**Task brief**
Please write out the lines of the data exactly, beginning with the first and ending with the line containing "lxA) |- (Ia.west);"; leave the pictures behind.

==== Material ====

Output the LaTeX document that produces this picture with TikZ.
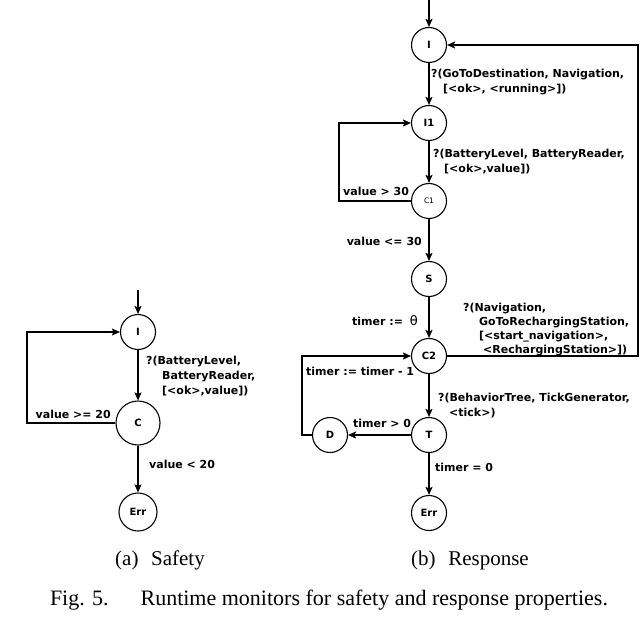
\documentclass[tikz,border=0pt]{standalone}
\usepackage{fontspec}
\setmainfont{Liberation Serif}
\newfontfamily\lblfont{DejaVu Sans}
\usetikzlibrary{arrows.meta}
\begin{document}
\begin{tikzpicture}[x=1pt,y=-1pt,
  st/.style={circle,draw,line width=1.1pt,minimum size=35pt,inner sep=0pt,
    font=\lblfont\bfseries\fontsize{10}{11}\selectfont},
  tr/.style={line width=1.1pt,-{Stealth[length=8pt,width=7pt,inset=1.5pt]}},
  lbl/.style={font=\lblfont\bfseries\fontsize{11}{15}\selectfont,inner sep=0pt,align=left},
  captxt/.style={font=\fontsize{21}{24}\selectfont,inner sep=0pt}]
\useasboundingbox (0,0) rectangle (640,644);

% ---------- (a) Safety ----------
\coordinate (inA) at (138,290);
\node[st] (Ia) at (138,332) {I};
\node[st,minimum size=44pt] (Ca) at (138,423) {C};
\node[st,minimum size=38pt] (Ea) at (138,512) {Err};
\coordinate (lxA) at (27,0);

\draw[tr] (inA) -- (Ia);
\draw[tr] (Ia) -- (Ca);
\draw[tr] (Ca) -- (Ea);
\draw[tr] (Ca.west) -- (Ca.west -| lxA) |- (Ia.west);

\node[lbl,anchor=north west] (la1) at (146,356) {?(BatteryLevel,\\\hspace*{16pt}BatteryReader,\\\hspace*{16pt}[<ok>,value])};
\node[lbl,anchor=east] (la2) at (111,414) {value >= 20};
\node[lbl,anchor=west] (la3) at (149,464) {value < 20};

% ---------- (b) Response ----------
\coordinate (inB) at (429,0);
\node[st] (I) at (429,45) {I};
\node[st] (I1) at (429,123) {I1};
\node[st,font=\lblfont\fontsize{7.5}{8}\selectfont] (C1) at (429,201) {C1};
\node[st] (S) at (429,279) {S};
\node[st] (C2) at (429,356) {C2};
\node[st] (T) at (429,435) {T};
\node[st] (D) at (330,435) {D};
\node[st] (Eb) at (429,513) {Err};
\coordinate (rx) at (638,0);
\coordinate (c1x) at (339,0);
\coordinate (dx) at (302,0);

\draw[tr] (inB) -- (I);
\draw[tr] (I) -- (I1);
\draw[tr] (I1) -- (C1);
\draw[tr] (C1) -- (S);
\draw[tr] (S) -- (C2);
\draw[tr] (C2) -- (T);
\draw[tr] (T) -- (Eb);
\draw[tr] (T) -- (D);
\draw[tr] (C2.east) -- (C2.east -| rx) |- (I.east);
\draw[tr] (C1.west) -- (C1.west -| c1x) |- (I1.west);
\draw[tr] (D.west) -- (D.west -| dx) |- (C2.west);

\node[lbl,anchor=north west] (lb1) at (431,69) {?(GoToDestination, Navigation,\\\hspace*{12pt}[<ok>, <running>])};
\node[lbl,anchor=north west] (lb2) at (433,149) {?(BatteryLevel, BatteryReader,\\\hspace*{11pt}[<ok>,value])};
\node[lbl,anchor=west] (lb3) at (343,191) {value > 30};
\node[lbl,anchor=east] (lb4) at (422,241) {value <= 30};
\node[lbl,anchor=west] (lb5) at (352,321) {timer := \hspace{3pt}{\mdseries\fontsize{13}{14}\selectfont θ}};
\node[lbl,anchor=north west,font=\lblfont\bfseries\fontsize{11}{14}\selectfont] (lb6) at (463,303) {?(Navigation,\\\hspace*{16pt}GoToRechargingStation,\\\hspace*{16pt}[<start\_navigation>,\\\hspace*{20pt}<RechargingStation>])};
\node[lbl,anchor=west] (lb7) at (306,371) {timer := timer - 1};
\node[lbl,anchor=north west] (lb8) at (438,393) {?(BehaviorTree, TickGenerator,\\\hspace*{11pt}<tick>)};
\node[lbl,anchor=west] (lb9) at (353,423) {timer > 0};
\node[lbl,anchor=west] (lb10) at (435,467) {timer = 0};

% ---------- captions ----------
\node[captxt] (capa) at (160,560) {(a)\hspace{0.6em}Safety};
\node[captxt] (capb) at (470,560) {(b)\hspace{0.6em}Response};
\node[captxt,font=\fontsize{22}{24}\selectfont] (capf) at (329,600) {Fig. 5.\hspace{1.45em}Runtime monitors for safety and response properties.};
\end{tikzpicture}
\end{document}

====

**Exercise answer**
Output the LaTeX document that produces this picture with TikZ.
\documentclass[tikz,border=0pt]{standalone}
\usepackage{fontspec}
\setmainfont{Liberation Serif}
\newfontfamily\lblfont{DejaVu Sans}
\usetikzlibrary{arrows.meta}
\begin{document}
\begin{tikzpicture}[x=1pt,y=-1pt,
  st/.style={circle,draw,line width=1.1pt,minimum size=35pt,inner sep=0pt,
    font=\lblfont\bfseries\fontsize{10}{11}\selectfont},
  tr/.style={line width=1.1pt,-{Stealth[length=8pt,width=7pt,inset=1.5pt]}},
  lbl/.style={font=\lblfont\bfseries\fontsize{11}{15}\selectfont,inner sep=0pt,align=left},
  captxt/.style={font=\fontsize{21}{24}\selectfont,inner sep=0pt}]
\useasboundingbox (0,0) rectangle (640,644);

% ---------- (a) Safety ----------
\coordinate (inA) at (138,290);
\node[st] (Ia) at (138,332) {I};
\node[st,minimum size=44pt] (Ca) at (138,423) {C};
\node[st,minimum size=38pt] (Ea) at (138,512) {Err};
\coordinate (lxA) at (27,0);

\draw[tr] (inA) -- (Ia);
\draw[tr] (Ia) -- (Ca);
\draw[tr] (Ca) -- (Ea);
\draw[tr] (Ca.west) -- (Ca.west -| lxA) |- (Ia.west);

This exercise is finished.